Современник, являющийся свидетелем возникновения произведений искусства, равно вбирает их в мечту своей жизни. Он оценивает их не по их объективному художественному совершенству, но по силе и полноте отклика, который они вызывают в нем святостью или жизненной страстностью своего материала. Когда со временем прежняя мечта исчезает, а святость и страстность улетучиваются, подобно запаху розы, тогда только впервые и начинает произведение искусства оказывать свое воздействие как искусство в его чистом виде, т.е. своими выразительными средствами: своим стилем, своим строением, своею гармонией. Эти последние в отношении изобразительного искусства и литературы могут быть фактически одними и теми же -- и, несмотря на это, давать жизнь совершенно различным художественным ценностям.
Литература и искусство XV в. имеют то общее свойство, которое выше уже отмечалось как одно из наиболее присущих духу позднего Средневековья: подробнейшую разработку деталей, стремление не оставлять нераскрытыми ни одной напрашивающейся мысли, ни одного возникающего представления -- чтобы все это претворить в образ со всею возможною проницательностью, очевидностью и продуманностью. Эразм рассказывает, что он слушал как-то в Париже священника, проповедовавшего сорок дней на тему притчи о блудном сыне, заполнив таким образом все время Великого Поста.
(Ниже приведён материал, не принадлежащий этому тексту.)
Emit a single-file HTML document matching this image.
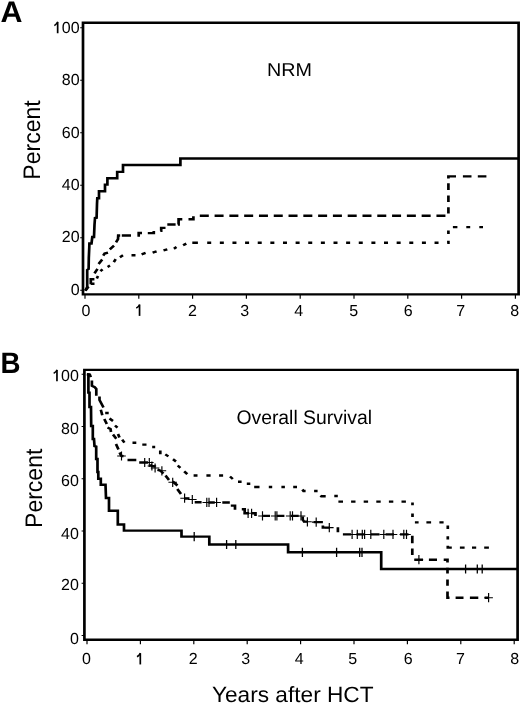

Он подробно описывал его уход из дому и его возвращение, то, как однажды в трактире он ел за обедом пирог с языком, а в другой раз шел мимо ветряной мельницы; как он то играл в кости, то останавливался в какой-то харчевне. Проповедник вымучивал свои периоды, пережевывая слова пророков и евангелистов, дабы чрез их посредство вколачивать всю эту вздорную болтовню в головы своих слушателей. "И из-за всего этого казался он чуть ли не богом и невежественным беднякам, и дородным вельможам"[3].
Это свойство безграничной проработки деталей можно продемонстрировать, подвергнув некоторому анализу две картины Яна ван Эйка. Прежде всего рассмотрим Мадонну канцлера Ролена из Лувра.
Старательную пунктуальность, с которой выполнены ткани одежды, мрамор колонн и плиток, блеск оконных стекол, молитвенник канцлера Ролена, у любого другого художника, кроме Яна ван Эйка, мы сочли бы дотошным школярством. Есть даже одна деталь, где чрезмерность подробностей и вправду служит помехой: декор угловатых капителей, где словно бы мимоходом изображены изгнание из рая, жертвоприношения Каина и Авеля, выход из Ноева ковчега и грех Хама. Но лишь за пределами распахнутой залы, которая объемлет основных персонажей, страсть к выписыванию деталей обретает свою полную силу. Там развертывается вид сквозь колоннаду: самая изумительная перспектива из всего когда-либо написанного ван Эйком. Описание ее мы заимствуем у Дюран-Гревиля.
"Si, attire par la curiosite, on a l'imprudence de l'approcher d'un peu trop pres, c'est fini, on est pris pour tout le temps que peut durer l'effort d'une attention soutenue; on s'extasie devant la finesse du detail; on regarde, fleuron a fleuron, la couronne de la Vierge, une orfevrerie de reve; figure a figure, les groupes qui remplissent, sans les alourdir, les chapiteaux des piliers; fleur a fleur, feuille a feuille, les richesses du parterre; l'?il stupefait decouvre, entre la tete de l'enfant divin et l'epaule de la Vierge, dans une ville pleine de pignons et d'elegants clochers, une grande eglise aux nombreux contreforts, une vaste place coupee en deux dans toute sa largeur par un escalier ou vont, viennent, courent d'innombrables petits coups de pinceau qui sont autant de figures vivantes; il est attire par un pont en dos d'ane charge de groupes qui se pressent et s'entrecroisent; il suit les meandres d'un fleuve sillonne de barques minuscules, au milieu duquel, dans une ile plus petite que l'ongle d'un doigt d'enfant, se dresse, entoure d'arbres, un chateau seigneurial aux nombreux clochetons; il parcourt, sur la gauche, un quai plante d'arbres, peuple de promeneurs; il va toujours plus loin, franchit une a une les croupes de collines verdoyantes; se repose un moment sur une ligne lointaine de montagnes neigeuses, pour se perdre ensuite dans l'infini d'un ciel a peine bleu, ou s'estompent de flottantes nuees"[4].